Su crecimiento periodístico transcurrió a través de sus saltos dedicados por los diferentes medios de comunicación que le dieron un universo más amplio para contar historias. “Si en el cielo hay medios de comunicación y no digo periódico, Tico debe estar feliz; era hombre de radio, de televisión, de periódico, de cine (…)”, expresó su amigo el periodista y escritor Juan Gossaín del que McCausland desde antes de sus inicios en el oficio, vio influenciada su pluma y su deseo por jugar con las palabras.
“La prensa fue de último porque era el medio que manejaba de la manera más fantástica, porque las crónicas de McCausland son algo que, absolutamente, nadie podrá olvidar”, comentó otro de sus colegas y amigos, Jorge Cura.
Los más cercanos al cronista caribeño, resaltan sus cualidades como investigador y viajero. Realmente no importaba el lugar, pues él disfrutaba encontrando historias ocultas en cualquier nuevo paisaje. Gossaín recordó que se sumergía en su tierra y sus raíces, “No le quedaba región donde no estuviera en el Caribe colombiano, uno se encontraba a Ernesto en un pueblo, en una ciudad, en el mercado de Barranquilla, a la orilla de un río por allá en el Cesar, en Magdalena, a los tres días en la plaza de mercado de Sincelejo; el Caribe era su ámbito y lo descubrió a través de la crónica, descubrió que el periodismo es la gente, de eso se trata”.
En El Heraldo, donde Ernesto McCausland formó una carrera y trabajó hasta el final como Editor General dejó tantas historias sobre los corazones y las mentes de sus colegas, que será imposible el olvido de su compañía. Anita González, su asistente, recuerda que tenía una capacidad y un talento para sacar historias de cualquier lado, desde cuando el joven McCausland aprendía y compartía oficio con Olguita Emiliani, “Ernest, asimilaba muchas cosas de ella y por eso siempre fue muy riguroso con los periodistas, él era exigente y perfeccionista pero nunca dejo de creer en ellos y los motivaba hasta que sacaban lo mejor”.
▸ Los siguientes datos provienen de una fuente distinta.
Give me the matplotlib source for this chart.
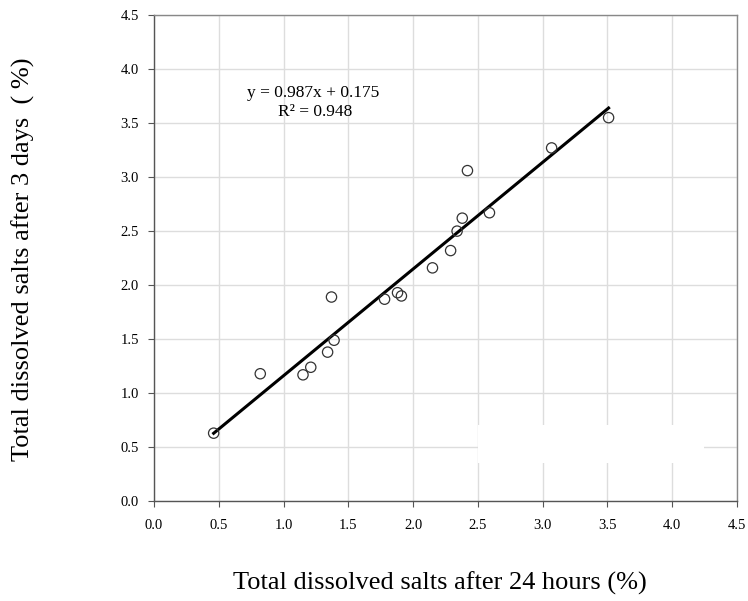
import numpy as np
import matplotlib
matplotlib.use("Agg")
import matplotlib.pyplot as plt
from matplotlib.patches import Rectangle

tds_24h = [0.46, 0.82, 1.15, 1.21, 1.34, 1.37, 1.39, 1.78, 1.88, 1.91,
           2.15, 2.29, 2.34, 2.38, 2.42, 2.59, 3.07, 3.51]
tds_3d = [0.63, 1.18, 1.17, 1.24, 1.38, 1.89, 1.49, 1.87, 1.93, 1.90,
          2.16, 2.32, 2.50, 2.62, 3.06, 2.67, 3.27, 3.55]
slope, intercept = 0.987, 0.175
r2 = 0.948
ticks = [0.0, 0.5, 1.0, 1.5, 2.0, 2.5, 3.0, 3.5, 4.0, 4.5]

plt.rcParams['font.family'] = ['Liberation Serif', 'DejaVu Serif']

fig = plt.figure(figsize=(7.48, 6.01), dpi=100)
ax = fig.add_axes([0.206, 0.166, 0.779, 0.809])

x = np.array(tds_24h)
y = np.array(tds_3d)
xl = np.array([x.min(), x.max()])
ax.plot(xl, slope * xl + intercept, color='black', lw=2.2, zorder=3)
ax.scatter(x, y, s=55, facecolors='none', edgecolors='#333333', linewidths=0.9, zorder=4)

ax.text(1.23, 3.78, 'y = 0.987x + 0.175', ha='center', va='center', fontsize=12.5)
ax.text(1.24, 3.60, 'R² = 0.948', ha='center', va='center', fontsize=12.5)

ax.set_xlim(0, 4.5)
ax.set_ylim(0, 4.5)
ax.set_xticks(ticks)
ax.set_yticks(ticks)
ax.set_xticklabels(['%.1f' % t for t in ticks], fontsize=10.5)
ax.set_yticklabels(['%.1f' % t for t in ticks], fontsize=10.5)
ax.tick_params(direction='out', length=4, color='#555555', pad=9)
ax.tick_params(axis='y', pad=7)
ax.grid(True, color='#dddddd', lw=1.0)
ax.set_axisbelow(True)
for s in ax.spines.values():
    s.set_color('#888888')
    s.set_linewidth(1.0)
ax.spines['left'].set_color('#555555')
ax.spines['bottom'].set_color('#555555')

# white patch covering part of grid (as in the source image)
ax.add_patch(Rectangle((2.5, 0.35), 1.75, 0.36, facecolor='white', edgecolor='none', zorder=2))

fig.text(0.588, 0.03, 'Total dissolved salts after 24 hours (%)', ha='center', va='center', fontsize=19)
fig.text(0.031, 0.569, 'Total dissolved salts after 3 days  ( %)', ha='center', va='center',
         rotation=90, fontsize=19)

fig.savefig('out.png', dpi=100)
En alguna oportunidad, el cineasta Heriberto Fiorillo y McCausland rodaron una película que se llamó “La miseria humana” que narraba la historia de un leproso de la costa de barranquilla. “El guión inicialmente era de él, pero luego yo le metí mano y trabajando logramos transmitirla por Mundo Costeño que era un programa de televisión donde él trabajaba” recordó Fiorillo, su amigo y a veces contradictor por las pasiones que les despertaba a los dos el cine y que luego remataban con parrandones, “las mejores parrandas que nos pegamos fue con Joe Arroyo, con Diomedes Díaz; era fanático de los porros vallenatos y en general de la música nuestra popular”.
A McCausland en los carnavales de barranquilla siempre lo reconocían de inmediato, aunque vistiera su máscara de Monocuco. “Era un Monocuco con gafas y además era el Monocuco más alto, ese era Tico en el Carnaval” dicen sus amigos conmovidos por el recuerdo de ese gigante lleno de alegría entre comparsas y guachernas.
Su epitafio, unas palabras que el mismo redactó antes de partir, dan fe del amor que lo acompañó desde octubre del 2000, cuando entre unos pocos buenos amigos se casó con Ana Milena Londoño y con la que tuvo a Marcela y Natalia. Esas letras fueron enviadas por deseo de Ernesto al corazón de su querido Heraldo para que allí fuera aprobada por la correctora de estilo y que rezan lo siguiente: “Tantas luchas, tantas batallas y al final solo queda el amor”.